Let me say right now that no one’s Twitter following is more modest than mine; but I don’t claim to be a social media or marketing expert, not by any means. And besides, I love my followers. We interact. It's nice. It feels like a little bit of 'home' out there in the big wide world. 

But I digress.

People can’t even give away their work for FREE and get noticed these days. The market is over-saturated like a soggy dish sponge and there’s little to set you apart from your neighbor, who also wrote a paranormal YA shifter mermaid story with an alpha female lead.

EVERYONE is writing (or has written) a book.


Everyone.

It would honestly be less time consuming to walk into a room of people and ask those who haven’t written a book to raise their hands, because if you ask those who have to show themselves they’re going to immediately besiege you with a plea to sign up for their newsletter (hey, for giving away your email address to them, you get a free short story!) or support their Thunderclap campaign.

After four years (Godspeed was initially self-published long about the summer of 2012) I am burned OUT on marketing. 

Does that mean I get to stop doing it? No, of course not, because I still have five books out there that I think deserve as much of a shot to be seen and considered before the person goes on to the next thing as anyone else’s. 

But I’m going to have to think very hard about how I proceed in doing it.

I love making pretty graphics, but I have to give better content than quoting myself and my own work.

I love blogging, but I’m going to be real about it and go back to posting about things that matter to me a lot in addition to just the book stuff. Because I was a blogger before I was a novelist, and non-fiction writing is very dear to my heart. Also, life happens, and maybe something I’m dealing with/have lived through can help someone else out there if I am willing to talk about it from time to time.

So, I finally got off the nauseating merry-go-round as of last week, when my husband came home and found me actually sobbing and babbling incoherently over the idea of joining one more social media platform and announced that it wasn’t worth my health and happiness to keep on the way I’d been going. “Nothing is worth that,” he said, and for once I had to believe that he was right. Because I hated the way I felt, and I don’t want to feel that way anymore.

I’ve learned that some teachers just aren’t the right fit for my needs as a student. They may help thousands of other people with their methods, but that does me no good if I can’t personally benefit from the way that they present their message, because it leaves me feeling bad about myself instead of energized and excited to try something new.

I’m ready to try new ideas, sure. I’m working those graphics and I’m serializing fiction to Wattpad that you can’t get anywhere else and I’m exploring the idea of adding multimedia to that fiction (as Wattpad recently added multimedia capabilities.) I’m still learning, I’m still going to try new things.

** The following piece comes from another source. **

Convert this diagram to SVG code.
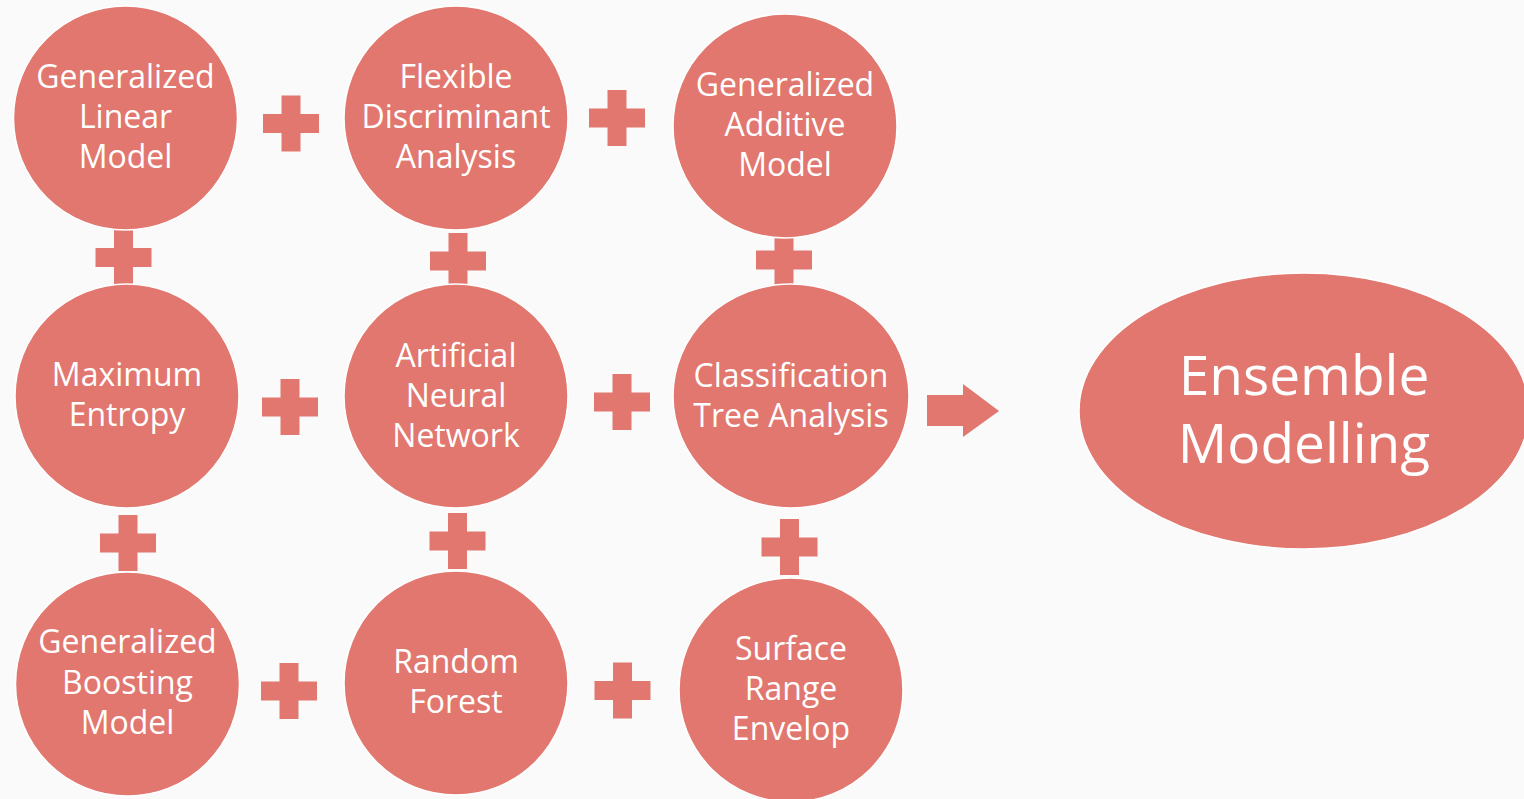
<svg xmlns="http://www.w3.org/2000/svg" xmlns:xlink="http://www.w3.org/1999/xlink" width="1524" height="799" viewBox="0 0 1524 799">
<style>
.node{fill:#E1776E;stroke:#FFFFFF;stroke-width:1.5}
.conn{fill:#E1776E}
.lbl{font-family:"Open Sans","Liberation Sans",sans-serif;font-size:32px;fill:#FFFFFF;text-anchor:middle}
.big{font-family:"Open Sans","Liberation Sans",sans-serif;font-size:55px;fill:#FFFFFF;text-anchor:middle}
</style>
<defs>
<path id="plus" d="M-9.5,-28 h19 v18.5 h18.5 v19 h-18.5 v18.5 h-19 v-18.5 h-18.5 v-19 h18.5 z"/>
</defs>
<rect x="0" y="0" width="1524" height="799" fill="#FAFAFA"/>
<g id="connectors" class="conn">
<use xlink:href="#plus" x="291" y="123.5"/>
<use xlink:href="#plus" x="617" y="118"/>
<use xlink:href="#plus" x="123.5" y="257.5"/>
<use xlink:href="#plus" x="458" y="261"/>
<use xlink:href="#plus" x="784" y="260"/>
<use xlink:href="#plus" x="290" y="407"/>
<use xlink:href="#plus" x="622" y="402"/>
<use xlink:href="#plus" x="128" y="543"/>
<use xlink:href="#plus" x="457.5" y="541"/>
<use xlink:href="#plus" x="789.5" y="547"/>
<use xlink:href="#plus" x="289" y="691"/>
<use xlink:href="#plus" x="622.5" y="690.5"/>
<polygon points="927,395 963,395 963,384 999,411 963,437 963,426 927,426"/>
</g>
<g id="glm">
<circle class="node" cx="125.5" cy="118" r="112"/>
<text class="lbl"><tspan x="125.5" y="88">Generalized</tspan><tspan x="125.5" y="128">Linear</tspan><tspan x="125.5" y="168">Model</tspan></text>
</g>
<g id="fda">
<circle class="node" cx="456" cy="118" r="112"/>
<text class="lbl"><tspan x="456" y="88">Flexible</tspan><tspan x="456" y="128">Discriminant</tspan><tspan x="456" y="168">Analysis</tspan></text>
</g>
<g id="gam">
<circle class="node" cx="785" cy="126" r="112"/>
<text class="lbl"><tspan x="785" y="96">Generalized</tspan><tspan x="785" y="136">Additive</tspan><tspan x="785" y="176">Model</tspan></text>
</g>
<g id="me">
<circle class="node" cx="127" cy="396" r="112"/>
<text class="lbl"><tspan x="127" y="386">Maximum</tspan><tspan x="127" y="426">Entropy</tspan></text>
</g>
<g id="ann">
<circle class="node" cx="456" cy="396" r="112"/>
<text class="lbl"><tspan x="456" y="367">Artificial</tspan><tspan x="456" y="407">Neural</tspan><tspan x="456" y="447">Network</tspan></text>
</g>
<g id="cta">
<ellipse class="node" cx="791" cy="396" rx="118" ry="112"/>
<text class="lbl"><tspan x="791" y="387">Classification</tspan><tspan x="791" y="427">Tree Analysis</tspan></text>
</g>
<g id="gbm">
<circle class="node" cx="127.5" cy="684" r="112"/>
<text class="lbl"><tspan x="127.5" y="653">Generalized</tspan><tspan x="127.5" y="694">Boosting</tspan><tspan x="127.5" y="734">Model</tspan></text>
</g>
<g id="rf">
<circle class="node" cx="456" cy="683" r="112"/>
<text class="lbl"><tspan x="456" y="673">Random</tspan><tspan x="456" y="713">Forest</tspan></text>
</g>
<g id="sre">
<circle class="node" cx="791" cy="690" r="112"/>
<text class="lbl"><tspan x="791" y="660">Surface</tspan><tspan x="791" y="700">Range</tspan><tspan x="791" y="740">Envelop</tspan></text>
</g>
<g id="ensemble">
<ellipse class="node" cx="1304" cy="411" rx="225" ry="138"/>
<text class="big"><tspan x="1304" y="395">Ensemble</tspan><tspan x="1304" y="463">Modelling</tspan></text>
</g>
</svg>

I’m just not going to do it feeling like there’s a ton of weight on my shoulders to hurry up and get with a specific program already, lest I be called stupid or lazy, because I am neither.

By this point in my life I know I do not know enough to say I know anything. I’m always going to be learning. But I will choose my teachers carefully, based upon whose methods speak to my soul and motivate me to be my best instead of making me feel like a whipped puppy if I don’t do everything that they say, just so.

I’m me. That’s all I’ve ever been and all I can ever be. And I have to work with that. I have to balance my bad health (physical and otherwise) along with my desires to share that I have five novels out in the world and poetry and art and other things too.

I have to consider my limited eyesight, which I’ve been abusing horribly lately and must stop doing so immediately.

I have to take care of myself before the art, or the art won’t exist. I’m no good for anything if my brain is seizing up like an engine without oil. This is the hand I've been dealt, and there is a great quote on that I want to share...


I have to do the best I can with what's in my hand. End of story.

Everyone has to find their way on this winding, often unkind road we call marketing and promotion; but if you think anyone can do it all, all the time, indefinitely, well, if you can then more power to you. I know that I can’t.

So I’m off the crazy-train, for good. That doesn’t mean I’m not going to market. It just means that I’m not going to let anyone, expert or otherwise, make me feel like an inferior human being if I’m not on Tootsuite or Smackchat or whatever is new this week.

I’m only one person and I’m only human, and I’m a human with ill health and without the resources to hire a team of pros to do the work for me. So that leaves me with one option: doing the best that I can.

And if you don’t think that I am, well, then you don’t know anything about who I am, anyway.

Happy Monday, everyone. Take care of yourself out there. 

The waters are rough, and the life preservers few.